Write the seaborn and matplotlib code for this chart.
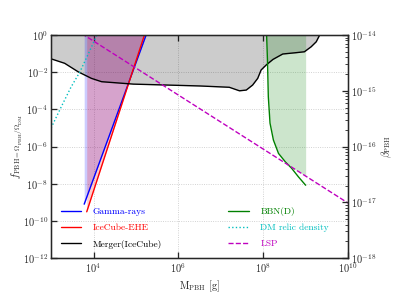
import numpy as np
import matplotlib
matplotlib.use("Agg")
import matplotlib.pyplot as plt
from matplotlib.ticker import NullLocator
import seaborn as sns

# ── data (log10 values) ─────────────────────────────────────
gamma_logm = [3.78, 5.24]
gamma_logf = [-9.10, 0.0]

icecube_logm = [3.84, 5.20]
icecube_logf = [-9.51, 0.0]

merger_logm = [3.0, 3.32, 3.64, 3.95, 4.19, 4.94, 5.73, 6.51, 7.20, 7.44,
               7.60, 7.75, 7.87, 7.95, 8.07, 8.23, 8.46, 8.77, 8.97, 9.13,
               9.25, 9.33]
merger_logf = [-1.28, -1.52, -1.98, -2.33, -2.51, -2.64, -2.69, -2.74, -2.81,
               -3.00, -2.96, -2.69, -2.33, -1.88, -1.61, -1.31, -1.02, -0.95,
               -0.90, -0.63, -0.36, 0.0]

bbn_logm = [8.08, 8.10, 8.12, 8.16, 8.24, 8.36, 8.52, 8.67, 8.83, 9.0]
bbn_logf = [0.0, -1.35, -3.32, -4.74, -5.65, -6.37, -6.82, -7.17, -7.63, -8.08]

relic_logm = [3.0, 3.24, 3.47, 3.68, 3.87, 4.08]
relic_logf = [-5.0, -3.86, -2.80, -1.98, -1.05, 0.0]

lsp_logm = [3.0, 10.0]
lsp_logf = [1.13, -9.04]


def to_lin(a):
    return 10.0 ** np.asarray(a, dtype=float)


# ── style ───────────────────────────────────────────────────
sns.set_style("ticks")
plt.rcParams["font.family"] = "serif"
plt.rcParams["font.serif"] = ["cmr10"]
plt.rcParams["mathtext.fontset"] = "cm"
plt.rcParams["axes.unicode_minus"] = False
plt.rcParams["axes.formatter.use_mathtext"] = True
plt.rcParams["axes.linewidth"] = 1.5

fig, ax = plt.subplots(figsize=(6.4, 4.8), dpi=61.875)
fig.subplots_adjust(left=0.129, right=0.879, bottom=0.131, top=0.882)
ax.set_xscale("log")
ax.set_yscale("log")

# shaded regions
ax.fill_between(to_lin(merger_logm), to_lin(merger_logf), 1.0,
                color="k", alpha=0.2, lw=0)
ax.fill_between(to_lin(gamma_logm), to_lin(gamma_logf), 1.0,
                color="b", alpha=0.2, lw=0)
ax.fill_between(to_lin(icecube_logm), to_lin(icecube_logf), 1.0,
                color="r", alpha=0.2, lw=0)
lsp_at_bbn = np.interp(bbn_logm, lsp_logm, lsp_logf)
ax.fill_between(to_lin(bbn_logm), to_lin(np.maximum(bbn_logf, lsp_at_bbn)), 1.0,
                color="g", alpha=0.2, lw=0)

# curves
common = dict(ax=ax, sort=False, estimator=None, lw=1.6)
sns.lineplot(x=to_lin(gamma_logm), y=to_lin(gamma_logf), color="b",
             label="Gamma-rays", **common)
sns.lineplot(x=to_lin(icecube_logm), y=to_lin(icecube_logf), color="r",
             label="IceCube-EHE", **common)
sns.lineplot(x=to_lin(merger_logm), y=to_lin(merger_logf), color="k",
             label="Merger(IceCube)", **common)
sns.lineplot(x=to_lin(bbn_logm), y=to_lin(bbn_logf), color="g",
             label="BBN(D)", **common)
sns.lineplot(x=to_lin(relic_logm), y=to_lin(relic_logf), color="c",
             linestyle=":", label="DM relic density", **common)
sns.lineplot(x=to_lin(lsp_logm), y=to_lin(lsp_logf), color="m",
             linestyle="--", label="LSP", **common)

ax.set_xlim(1e3, 1e10)
ax.set_ylim(1e-12, 1e0)
ax.set_xticks([1e4, 1e6, 1e8, 1e10])
ax.set_yticks([1e-12, 1e-10, 1e-8, 1e-6, 1e-4, 1e-2, 1e0])
ax.xaxis.set_minor_locator(NullLocator())
ax.yaxis.set_minor_locator(NullLocator())
ax.tick_params(which="major", direction="in", top=True, right=False,
               length=7, width=1.5, labelsize=12)
ax.grid(True, which="major", linestyle=":", color="0.78", lw=1)

ax.set_xlabel(r"M$_{\rm PBH}$ [g]", fontsize=12, labelpad=5)
ax.set_ylabel(r"$f_{\rm PBH=\Omega_{PBH}/\Omega_{DM}}$", fontsize=12,
              labelpad=-2)

ax.legend(loc="lower left", ncol=2, frameon=False, labelcolor="linecolor",
          fontsize=11, columnspacing=7.0, handlelength=2.2, labelspacing=0.8,
          handletextpad=1.2, borderaxespad=0.6)

ax2 = ax.twinx()
ax2.set_yscale("log")
ax2.set_ylim(1e-18, 1e-14)
ax2.tick_params(which="major", direction="in", length=7, width=1.5,
                labelsize=12)
ax2.tick_params(which="minor", direction="in", length=3.5, width=1)
ax2.set_ylabel(r"$\beta_{\rm PBH}$", fontsize=12)

fig.savefig("out.png", dpi=61.875)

*****

WHAT IS EXPECTED:
From the first line above down to the line with "return 10.0 ** np.asarray(a, dtype=float)", reproduce every line and no others, omitting pictures.

RESULT FOR THIS EXERCISE:
Write the seaborn and matplotlib code for this chart.
import numpy as np
import matplotlib
matplotlib.use("Agg")
import matplotlib.pyplot as plt
from matplotlib.ticker import NullLocator
import seaborn as sns

# ── data (log10 values) ─────────────────────────────────────
gamma_logm = [3.78, 5.24]
gamma_logf = [-9.10, 0.0]

icecube_logm = [3.84, 5.20]
icecube_logf = [-9.51, 0.0]

merger_logm = [3.0, 3.32, 3.64, 3.95, 4.19, 4.94, 5.73, 6.51, 7.20, 7.44,
               7.60, 7.75, 7.87, 7.95, 8.07, 8.23, 8.46, 8.77, 8.97, 9.13,
               9.25, 9.33]
merger_logf = [-1.28, -1.52, -1.98, -2.33, -2.51, -2.64, -2.69, -2.74, -2.81,
               -3.00, -2.96, -2.69, -2.33, -1.88, -1.61, -1.31, -1.02, -0.95,
               -0.90, -0.63, -0.36, 0.0]

bbn_logm = [8.08, 8.10, 8.12, 8.16, 8.24, 8.36, 8.52, 8.67, 8.83, 9.0]
bbn_logf = [0.0, -1.35, -3.32, -4.74, -5.65, -6.37, -6.82, -7.17, -7.63, -8.08]

relic_logm = [3.0, 3.24, 3.47, 3.68, 3.87, 4.08]
relic_logf = [-5.0, -3.86, -2.80, -1.98, -1.05, 0.0]

lsp_logm = [3.0, 10.0]
lsp_logf = [1.13, -9.04]


def to_lin(a):
    return 10.0 ** np.asarray(a, dtype=float)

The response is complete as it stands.